Video frame interpolation (VFI) increases the video frame rate by inserting a reconstruction frame into two consecutive frames. Due to the limitation of the fixed frame rate of ordinary camera, the frame-only video frame interpolation methods inevitably lose the dynamics in the interval between consecutive frames. In order to compensate for the lack of inter-frame information, motion models are often used, but those models cannot account for the real motions. Event cameras are bio-inspired vision sensor, each pixel of which independently perceives and encodes relative changes in light intensity. Event cameras output sparse, asynchronous streams of events instead of frames, with advantages of high temporal resolution, high dynamics, and low power consumption. An event is usually expressed as a tuple e=(x,y,p,t), which means that at timestamp t, an event with polarity is generated at the pixel (x,y). Positive polarity indicates that the change of light intensity from week to strong is beyond the threshold, while negative polarity is just the opposite. Because an event camera has high temporal resolution up to microseconds, it can capture complete changes or motion between frames. The event flow is the embodiment of inter-frame changes. Therefore, the optical flow estimated from the events does not require any motion model to be fitted, which can be inherently nonlinear. Since events lack intensity information, frame-based optical flow is complementary to event-based optical flow. By combining these two kinds of optical flow, more accurate estimation results can be obtained. Meanwhile, it is possible to reconstruct high-quality keyframes at any timestamp, since real inter-frame dynamics are captured.
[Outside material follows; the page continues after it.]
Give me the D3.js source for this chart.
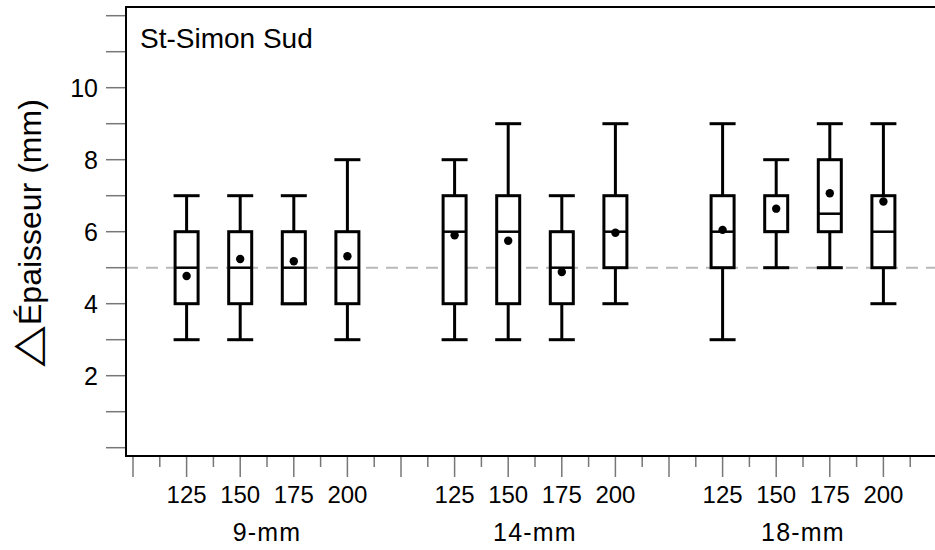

翻译：视频帧插值（VFI）通过在两个连续帧之间插入重建帧来提高视频帧率。由于普通相机固定帧率的限制，纯帧视频帧插值方法不可避免地丢失了连续帧之间间隔内的动态信息。为弥补帧间信息的缺失，通常采用运动模型，但这些模型无法表征真实运动。事件相机是一种仿生视觉传感器，其每个像素独立感知并编码光强的相对变化。事件相机输出稀疏、异步的事件流而非帧，具有高时间分辨率、高动态范围和低功耗等优势。一个事件通常表示为元组 e=(x,y,p,t)，其中在时间戳 t 时刻，像素 (x,y) 处生成带有极性 p 的事件。正极性表示光强由弱变强且变化超过阈值，负极性则相反。由于事件相机时间分辨率可达微秒级，它能捕获帧间的完整变化或运动。事件流是帧间变化的体现，因此从事件中估计的光流无需拟合任何运动模型，可天然具有非线性特性。由于事件缺乏强度信息，基于帧的光流与基于事件的光流具有互补性。结合这两类光流可获得更精确的估计结果。同时，由于捕获了真实的帧间动态，可在任意时间戳重建高质量的关键帧。